* _Work to do_: Starting at the first line of the data below, retype every line up to and including the one containing "ax.axis('off')".
● ● ●
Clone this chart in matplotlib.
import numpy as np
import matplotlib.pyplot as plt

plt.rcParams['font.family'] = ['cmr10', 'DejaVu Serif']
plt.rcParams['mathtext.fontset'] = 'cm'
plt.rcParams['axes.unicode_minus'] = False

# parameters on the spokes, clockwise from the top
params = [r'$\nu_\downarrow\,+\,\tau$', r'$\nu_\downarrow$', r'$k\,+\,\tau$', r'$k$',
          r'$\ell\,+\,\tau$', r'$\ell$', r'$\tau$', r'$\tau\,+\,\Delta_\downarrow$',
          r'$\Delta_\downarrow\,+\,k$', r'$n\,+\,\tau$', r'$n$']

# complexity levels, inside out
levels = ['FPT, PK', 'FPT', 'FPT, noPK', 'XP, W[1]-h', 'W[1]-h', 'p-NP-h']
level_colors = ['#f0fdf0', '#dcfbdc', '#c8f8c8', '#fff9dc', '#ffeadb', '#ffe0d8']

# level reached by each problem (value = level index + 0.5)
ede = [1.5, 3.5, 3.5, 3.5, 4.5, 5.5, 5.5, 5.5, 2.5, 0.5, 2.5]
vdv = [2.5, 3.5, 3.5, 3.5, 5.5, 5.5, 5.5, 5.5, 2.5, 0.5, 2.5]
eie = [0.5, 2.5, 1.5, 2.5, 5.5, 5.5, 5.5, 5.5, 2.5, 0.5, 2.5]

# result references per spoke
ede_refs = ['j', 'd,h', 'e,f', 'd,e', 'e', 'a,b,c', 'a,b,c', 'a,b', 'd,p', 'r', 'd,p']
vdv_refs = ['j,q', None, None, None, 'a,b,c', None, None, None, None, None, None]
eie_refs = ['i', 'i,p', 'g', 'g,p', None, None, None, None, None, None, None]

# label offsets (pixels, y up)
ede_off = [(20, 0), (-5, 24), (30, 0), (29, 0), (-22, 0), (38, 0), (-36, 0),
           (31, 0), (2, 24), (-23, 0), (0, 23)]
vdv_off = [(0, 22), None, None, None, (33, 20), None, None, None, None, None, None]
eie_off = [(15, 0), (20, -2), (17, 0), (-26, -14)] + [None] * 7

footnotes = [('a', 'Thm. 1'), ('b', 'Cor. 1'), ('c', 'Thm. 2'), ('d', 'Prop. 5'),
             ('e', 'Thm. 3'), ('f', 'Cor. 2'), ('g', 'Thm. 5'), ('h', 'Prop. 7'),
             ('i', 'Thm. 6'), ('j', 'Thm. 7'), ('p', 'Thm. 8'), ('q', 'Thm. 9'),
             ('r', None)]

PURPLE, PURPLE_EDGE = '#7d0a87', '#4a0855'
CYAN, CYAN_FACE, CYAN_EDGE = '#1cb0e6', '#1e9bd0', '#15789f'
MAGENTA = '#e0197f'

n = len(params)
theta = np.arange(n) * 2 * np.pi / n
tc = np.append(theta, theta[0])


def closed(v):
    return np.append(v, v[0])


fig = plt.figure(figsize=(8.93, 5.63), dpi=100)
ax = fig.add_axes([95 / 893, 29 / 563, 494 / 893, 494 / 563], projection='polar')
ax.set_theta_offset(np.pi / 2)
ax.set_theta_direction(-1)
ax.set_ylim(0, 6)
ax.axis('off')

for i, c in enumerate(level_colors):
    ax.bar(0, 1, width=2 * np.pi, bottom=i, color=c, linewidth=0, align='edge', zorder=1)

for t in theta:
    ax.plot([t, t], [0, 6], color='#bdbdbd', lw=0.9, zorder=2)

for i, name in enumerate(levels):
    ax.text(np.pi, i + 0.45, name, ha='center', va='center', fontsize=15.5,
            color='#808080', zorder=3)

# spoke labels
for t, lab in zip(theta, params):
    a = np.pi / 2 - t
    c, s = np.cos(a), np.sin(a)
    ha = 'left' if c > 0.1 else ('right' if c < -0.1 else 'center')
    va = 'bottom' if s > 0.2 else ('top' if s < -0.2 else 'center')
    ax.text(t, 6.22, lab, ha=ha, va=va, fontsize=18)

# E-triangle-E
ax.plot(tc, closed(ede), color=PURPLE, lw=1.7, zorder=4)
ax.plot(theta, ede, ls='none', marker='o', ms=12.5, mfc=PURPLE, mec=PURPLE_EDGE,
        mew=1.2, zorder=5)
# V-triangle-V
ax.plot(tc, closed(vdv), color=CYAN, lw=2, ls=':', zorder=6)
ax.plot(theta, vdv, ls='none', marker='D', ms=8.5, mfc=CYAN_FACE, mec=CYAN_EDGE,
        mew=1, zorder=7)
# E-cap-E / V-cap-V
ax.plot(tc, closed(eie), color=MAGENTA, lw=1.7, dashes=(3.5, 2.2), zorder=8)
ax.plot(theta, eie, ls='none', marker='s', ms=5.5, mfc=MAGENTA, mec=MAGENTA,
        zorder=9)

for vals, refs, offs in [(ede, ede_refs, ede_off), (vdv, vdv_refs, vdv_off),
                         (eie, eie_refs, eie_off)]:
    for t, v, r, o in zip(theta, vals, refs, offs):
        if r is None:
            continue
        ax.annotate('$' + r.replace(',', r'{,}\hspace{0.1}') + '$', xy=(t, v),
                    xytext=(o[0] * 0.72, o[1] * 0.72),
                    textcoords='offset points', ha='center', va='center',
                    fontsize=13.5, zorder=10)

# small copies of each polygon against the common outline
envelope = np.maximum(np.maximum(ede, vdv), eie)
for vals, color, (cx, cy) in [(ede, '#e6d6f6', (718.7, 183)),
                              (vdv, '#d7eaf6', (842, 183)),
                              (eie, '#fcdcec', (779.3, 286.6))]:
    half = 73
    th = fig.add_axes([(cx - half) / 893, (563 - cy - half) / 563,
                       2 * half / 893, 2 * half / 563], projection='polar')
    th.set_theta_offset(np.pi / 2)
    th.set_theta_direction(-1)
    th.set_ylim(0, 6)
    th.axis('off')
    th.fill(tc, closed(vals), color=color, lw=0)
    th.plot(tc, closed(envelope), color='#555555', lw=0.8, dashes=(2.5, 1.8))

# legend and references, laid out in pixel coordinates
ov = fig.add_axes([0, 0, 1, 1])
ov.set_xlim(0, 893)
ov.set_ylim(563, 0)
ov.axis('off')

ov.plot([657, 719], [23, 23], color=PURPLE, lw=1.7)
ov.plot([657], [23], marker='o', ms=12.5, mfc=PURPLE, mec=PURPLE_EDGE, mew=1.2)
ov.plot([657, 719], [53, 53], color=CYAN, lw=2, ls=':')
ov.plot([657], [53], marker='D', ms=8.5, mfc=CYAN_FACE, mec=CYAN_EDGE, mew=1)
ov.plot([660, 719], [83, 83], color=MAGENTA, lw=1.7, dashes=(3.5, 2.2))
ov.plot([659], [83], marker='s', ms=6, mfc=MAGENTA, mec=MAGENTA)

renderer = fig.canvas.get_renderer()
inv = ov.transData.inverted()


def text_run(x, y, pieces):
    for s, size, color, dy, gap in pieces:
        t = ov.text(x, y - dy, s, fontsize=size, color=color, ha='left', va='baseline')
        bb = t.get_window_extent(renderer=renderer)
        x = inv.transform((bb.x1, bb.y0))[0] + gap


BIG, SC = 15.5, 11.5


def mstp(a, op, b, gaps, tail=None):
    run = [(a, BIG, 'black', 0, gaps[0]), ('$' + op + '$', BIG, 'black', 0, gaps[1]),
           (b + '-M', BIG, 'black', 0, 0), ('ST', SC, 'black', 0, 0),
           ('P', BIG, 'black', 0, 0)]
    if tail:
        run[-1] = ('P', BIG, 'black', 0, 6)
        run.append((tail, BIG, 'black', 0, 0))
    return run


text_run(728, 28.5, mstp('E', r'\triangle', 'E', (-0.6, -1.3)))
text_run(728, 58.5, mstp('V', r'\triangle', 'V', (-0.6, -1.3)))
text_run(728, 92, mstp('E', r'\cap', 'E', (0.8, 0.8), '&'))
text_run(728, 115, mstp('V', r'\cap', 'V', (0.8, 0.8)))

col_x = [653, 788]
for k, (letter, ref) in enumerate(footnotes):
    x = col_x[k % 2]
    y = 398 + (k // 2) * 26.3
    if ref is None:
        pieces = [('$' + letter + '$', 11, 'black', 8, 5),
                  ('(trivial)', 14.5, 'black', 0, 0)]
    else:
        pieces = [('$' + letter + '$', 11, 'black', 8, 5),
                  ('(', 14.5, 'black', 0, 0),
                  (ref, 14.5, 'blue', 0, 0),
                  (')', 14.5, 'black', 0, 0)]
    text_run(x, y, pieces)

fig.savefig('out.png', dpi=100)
● ● ●
* _Finished answer_:
Clone this chart in matplotlib.
import numpy as np
import matplotlib.pyplot as plt

plt.rcParams['font.family'] = ['cmr10', 'DejaVu Serif']
plt.rcParams['mathtext.fontset'] = 'cm'
plt.rcParams['axes.unicode_minus'] = False

# parameters on the spokes, clockwise from the top
params = [r'$\nu_\downarrow\,+\,\tau$', r'$\nu_\downarrow$', r'$k\,+\,\tau$', r'$k$',
          r'$\ell\,+\,\tau$', r'$\ell$', r'$\tau$', r'$\tau\,+\,\Delta_\downarrow$',
          r'$\Delta_\downarrow\,+\,k$', r'$n\,+\,\tau$', r'$n$']

# complexity levels, inside out
levels = ['FPT, PK', 'FPT', 'FPT, noPK', 'XP, W[1]-h', 'W[1]-h', 'p-NP-h']
level_colors = ['#f0fdf0', '#dcfbdc', '#c8f8c8', '#fff9dc', '#ffeadb', '#ffe0d8']

# level reached by each problem (value = level index + 0.5)
ede = [1.5, 3.5, 3.5, 3.5, 4.5, 5.5, 5.5, 5.5, 2.5, 0.5, 2.5]
vdv = [2.5, 3.5, 3.5, 3.5, 5.5, 5.5, 5.5, 5.5, 2.5, 0.5, 2.5]
eie = [0.5, 2.5, 1.5, 2.5, 5.5, 5.5, 5.5, 5.5, 2.5, 0.5, 2.5]

# result references per spoke
ede_refs = ['j', 'd,h', 'e,f', 'd,e', 'e', 'a,b,c', 'a,b,c', 'a,b', 'd,p', 'r', 'd,p']
vdv_refs = ['j,q', None, None, None, 'a,b,c', None, None, None, None, None, None]
eie_refs = ['i', 'i,p', 'g', 'g,p', None, None, None, None, None, None, None]

# label offsets (pixels, y up)
ede_off = [(20, 0), (-5, 24), (30, 0), (29, 0), (-22, 0), (38, 0), (-36, 0),
           (31, 0), (2, 24), (-23, 0), (0, 23)]
vdv_off = [(0, 22), None, None, None, (33, 20), None, None, None, None, None, None]
eie_off = [(15, 0), (20, -2), (17, 0), (-26, -14)] + [None] * 7

footnotes = [('a', 'Thm. 1'), ('b', 'Cor. 1'), ('c', 'Thm. 2'), ('d', 'Prop. 5'),
             ('e', 'Thm. 3'), ('f', 'Cor. 2'), ('g', 'Thm. 5'), ('h', 'Prop. 7'),
             ('i', 'Thm. 6'), ('j', 'Thm. 7'), ('p', 'Thm. 8'), ('q', 'Thm. 9'),
             ('r', None)]

PURPLE, PURPLE_EDGE = '#7d0a87', '#4a0855'
CYAN, CYAN_FACE, CYAN_EDGE = '#1cb0e6', '#1e9bd0', '#15789f'
MAGENTA = '#e0197f'

n = len(params)
theta = np.arange(n) * 2 * np.pi / n
tc = np.append(theta, theta[0])


def closed(v):
    return np.append(v, v[0])


fig = plt.figure(figsize=(8.93, 5.63), dpi=100)
ax = fig.add_axes([95 / 893, 29 / 563, 494 / 893, 494 / 563], projection='polar')
ax.set_theta_offset(np.pi / 2)
ax.set_theta_direction(-1)
ax.set_ylim(0, 6)
ax.axis('off')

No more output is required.